Higher cost of finance exacerbates a climate investment trap in developing economies
Non-technical summary: Higher cost of finance exacerbates a climate investment trap in developing economies
6 July 2021
- Title: Higher cost of finance exacerbates a climate investment trap in developing economies
- Publication/funder: This research was made possible by support from two European Union’s Horizon 2020 projects, namely the COP21 RIPPLES (Grant Agreement No 730427) and GREEN-WIN (Grant Agreement No 642018); and the EPSRC as a Standard Research Studentship (Grant number: EP/M507970/1). H.C. acknowledges the support of the Chair Energy and Prosperity, under the aegis of the Risk Foundation.
- Date accepted: 30/06/2021
- Authors: Dr Julia Tomei UCL ISR; Nadia Ameli UCL ISR, Olivier Dessens UCL ISR/EI, Matthew Winning UCL ISR/EI, Jennifer Cronin UCL EI, Hugues Chenet UCL ISR, Paul Drummond UCL ISR, Alvaro Calzadilla UCL ISR, Gabrial Anandarajah UCL EI &Michael Grubb UCL ISR.
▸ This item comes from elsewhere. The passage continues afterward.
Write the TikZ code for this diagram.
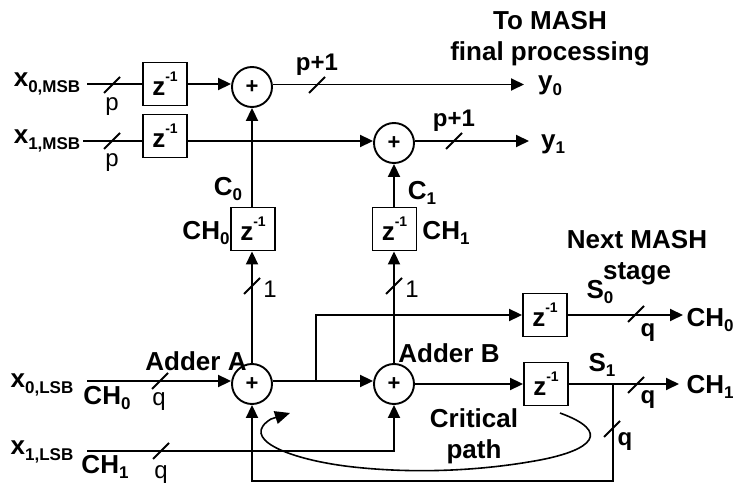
\documentclass[tikz,border=0pt]{standalone}
\usepackage{fontspec}
\setmainfont{Liberation Sans}
\usepackage{xcolor}
\usetikzlibrary{arrows.meta,calc}
\newcommand{\lowtxt}[1]{\raisebox{-.22em}{\fontsize{17}{17}\selectfont #1}}
\newcommand{\zinv}{z\raisebox{.55em}{\fontsize{14}{14}\selectfont -1}}
\begin{document}
\begin{tikzpicture}[
  x=1pt, y=-1pt,
  every node/.style={inner sep=0pt, font=\fontsize{26}{31}\selectfont\bfseries, align=center},
  delaybox/.style={draw, line width=1.9pt, minimum width=44pt, minimum height=43pt, font=\fontsize{26}{26}\selectfont\bfseries},
  adder/.style={draw, circle, line width=1.9pt, minimum size=40pt, font=\fontsize{22}{22}\selectfont\bfseries},
  sig/.style={line width=1.9pt, -{Triangle[length=13pt,width=12pt]}},
  wire/.style={line width=1.9pt},
  plainlbl/.style={font=\fontsize{24}{24}\selectfont},
  boldlbl/.style={font=\fontsize{24}{24}\selectfont\bfseries},
  ]
  \useasboundingbox (0,0) rectangle (737,489);
  % adders
  \node[adder] (a0) at (252,87)  {+};
  \node[adder] (a1) at (394,143) {+};
  \node[adder] (aA) at (252,384) {+};
  \node[adder] (aB) at (394,384) {+};
  % delays
  \node[delaybox] (z0) at (165,84)    {\zinv};
  \node[delaybox] (z1) at (165,136)   {\zinv};
  \node[delaybox] (z2) at (253,229)   {\zinv};
  \node[delaybox] (z3) at (394.5,229) {\zinv};
  \node[delaybox] (z4) at (545,315)   {\zinv};
  \node[delaybox] (z5) at (546,384)   {\zinv};
  % labels
  \node (x0m) at (47,84)  {x\lowtxt{0,MSB}};
  \node (x1m) at (47,141) {x\lowtxt{1,MSB}};
  \node (x0l) at (42,385) {x\lowtxt{0,LSB}};
  \node (x1l) at (42,452) {x\lowtxt{1,LSB}};
  \node (ch0l) at (107,398) {CH\lowtxt{0}};
  \node (ch1l) at (105,467) {CH\lowtxt{1}};
  \node (ch0z) at (206,233) {CH\lowtxt{0}};
  \node (ch1z) at (446,233) {CH\lowtxt{1}};
  \node (c0) at (228,189) {C\lowtxt{0}};
  \node (c1) at (422,193) {C\lowtxt{1}};
  \node (y0) at (550,86)  {y\lowtxt{0}};
  \node (y1) at (553,144) {y\lowtxt{1}};
  \node (s0) at (600,292) {S\lowtxt{0}};
  \node (s1) at (602,365) {S\lowtxt{1}};
  \node (ch0o) at (710,320) {CH\lowtxt{0}};
  \node (ch1o) at (710,387) {CH\lowtxt{1}};
  \node (toM) at (550,39)   {To MASH\\final processing};
  \node (nxt) at (637,258)  {Next MASH\\stage};
  \node (addA) at (196,361) {Adder A};
  \node (addB) at (449,353) {Adder B};
  \node (crit) at (474,436) {Critical\\path};
  \node[boldlbl] (p1a) at (317,65)  {p+1};
  \node[boldlbl] (p1b) at (454,121) {p+1};
  \node[plainlbl] (pa) at (112,107) {p};
  \node[plainlbl] (pb) at (112,163) {p};
  \node[plainlbl] (qa) at (159,402) {q};
  \node[plainlbl] (qb) at (161,475) {q};
  \node[plainlbl] (oa) at (270,289) {1};
  \node[plainlbl] (ob) at (412,289) {1};
  \node[boldlbl] (qc) at (648,333) {q};
  \node[boldlbl] (qd) at (648,400) {q};
  \node[boldlbl] (qe) at (625,442) {q};
  % free ends and branches
  \coordinate (in0) at (87,84);
  \coordinate (in1) at (83,141);
  \coordinate (in2) at (87,381);
  \coordinate (in3) at (87,451);
  \coordinate (out0) at (524,84.5);
  \coordinate (out1) at (529,141);
  \coordinate (out2) at (683,315);
  \coordinate (out3) at (679,384);
  \coordinate (brA) at (316,381);
  \coordinate (brB) at (613,384);
  \coordinate (fbk) at (613,481);
  % connectors
  \draw[wire] (in0) -- (z0.west);
  \draw[wire] (in1) -- (z1.west |- in1);
  \draw[sig] (z0.east) -- (a0.west |- z0.east);
  \draw[sig] (z1.east |- out1) -- (a1.west |- out1);
  \draw[sig] (a0.east |- out0) -- (out0);
  \draw[sig] (a1.east |- out1) -- (out1);
  \draw[sig] (a0.south |- z2.north) -- (a0.south);
  \draw[sig] (a1.south |- z3.north) -- (a1.south);
  \draw[sig] (aA.north) -- (aA.north |- z2.south);
  \draw[sig] (aB.north) -- (aB.north |- z3.south);
  \draw[sig] (in2) -- (aA.west |- in2);
  \draw[sig] (aA.east |- brA) -- (aB.west |- brA);
  \draw[sig] (brA) |- (z4.west);
  \draw[sig] (aB.east) -- (z5.west);
  \draw[sig] (z4.east) -- (out2);
  \draw[sig] (z5.east) -- (out3);
  \draw[sig] (in3) -| (aB.south);
  \draw[sig] (brB) -- (fbk) -| (aA.south);
  % critical path
  \draw[line width=1.6pt, -{Triangle[length=15pt,width=13pt]}]
    (560,413) .. controls (612,432) and (592,450) .. (540,460)
    .. controls (470,473) and (400,473) .. (345,466)
    .. controls (285,458) and (240,438) .. (271,419) -- (290,413);
  % width marks
  \foreach \x/\y in {112/85, 112/141, 317/85, 454/141, 252/286, 394/286, 160/381, 161/451, 636/314, 636/385, 612/429}
    \draw[wire] (\x-8,\y+8) -- (\x+8,\y-8);
\end{tikzpicture}
\end{document}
Access to finance (credit) is vital for the green energy transition needed to reduce global greenhouse gas emissions, as laid out in the Paris Agreement. But access to low-cost finance is uneven, with the cost of securing capital to help reach net zero differing substantially between regions. This study shows the road to decarbonisation for developing economies is disproportionately impacted by differences in the weighted average cost of capital (WACC). This is a financial ratio used to calculate how much a company or organisation pays to finance its operations, whether through debt, equity or both. The lower the value, the easier the company or government can access funds. In the case of Africa, and a scenario where global warming this century is kept at 2°C, we calculated that current unfavourable WACC values will stunt the region’s green electricity production by 35%. We also make the case for policy interventions to lower WACC values for low-carbon technologies by 2050. This would allow Africa to reach net-zero emissions approximately 10 years earlier than if reductions in the cost of capital are not considered. We also describe the ‘climate investment trap’ that developing economies are faced with when climate-related investments remain chronically insufficient. These regions of the world already pay a high cost of finance for low-carbon investments, delaying the energy system transition and the reduction of emissions. Yet, unchecked climate change would lead to greater impacts in these regions, raising the cost of capital and discouraging investment even further. The trap is so binding in itself that poorer countries will struggle to escape it – especially in the aftermath of COVID-19 and its impact on their economies. Radical changes are needed such as helping to underwrite the perceived greater risks of low carbon investments in such regions. So that capital is more equitably distributed and all regions, not just those in the global north, can afford to work towards net zero at the rate needed to tackle climate change for the benefit of everyone. International organisations such as the IMF, investors and policymakers can all take responsibility for lowering the costs of capital in Africa.